Daarom is een uitvoering van ‘Il Signor Bruschino’ door het ensemble van de Dutch National Opera Academy (DNOA) één om naar uit te kijken. Het werk heeft alle ingrediënten voor een geslaagde komedie met de geliefden Florville en Sofia, de twee geestige personages Bruschino senior, Filiberto en Gaudenzio en een aantal bijrollen, zoals Bruschino junior, Marianna en een politiecommissaris. De enscenering van Floris Visser voor DNOA in de Grote Zaal van het Concertgebouw in Amsterdam is echter geen geslaagde komedie. Visser maakte voor DNOA eerder al een sterke ‘Agrippina’ en een niet zo sterke ‘La Clemenza di Tito’. Zijn aankleding voor ‘Il Signor Bruschino’ is fraai met een decor bestaande uit een enorme kooi en verrassende belichting. Hij gebruikt het hele podium, maar hij laat Florville bij zijn openingsaria met zijn rug naar het publiek en Sofia tijdens haar aria naar de zijkant zingen. En Bruschino senior beweegt zich wel erg soepel voor iemand die jicht heeft. Maar het ergste dat Visser verweten kan worden zijn de vele, lange stiltes, die de vaart uit het verhaal halen en dodelijk zijn voor de sprankeling van de komedie.

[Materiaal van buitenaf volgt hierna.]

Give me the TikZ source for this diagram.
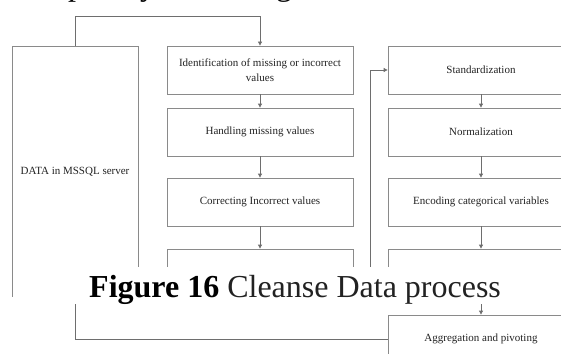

Ook door de zeer trage tempi van de recitatieven bruist deze ‘Il Signor Bruschino’ niet. De zangers staan met hun rug naar de dirigent Richard Egarr en het laag gestemde (430 Hz?) Nationaal Jeugd Orkest van de 19e eeuw, waardoor zang en orkest nogal eens langs elkaar heen gaan. Peter Davoren als Florville en Alexandra Schoeny als Sofia zingen goed, maar het is jammer om de stemproblemen te horen, die Florian Bonneau (hier als Gaudenzio) inmiddels heeft. De Nederlandse bariton Tim Kuypers is Bruschino senior en een groot vocaal en acterend talent. Prachtig om te horen hoeveel verschillende kleuren hij kan geven aan de herhaling van de woorden “che caldo”. Hopelijk is hij zuiniger op zijn materiaal. Een andere belofte is Anna Traub als Marianna.
Een uitvoering van ‘Il Signor Bruschino’ past meestal op één CD en duurt doorgaans niet langer dan 80 minuten. De voorstelling van DNOA is door de trage recitatieven en vele, lange stiltes zo’n 100 minuten en ontbeerde daardoor de sprankeling zo essentieel voor Rossini.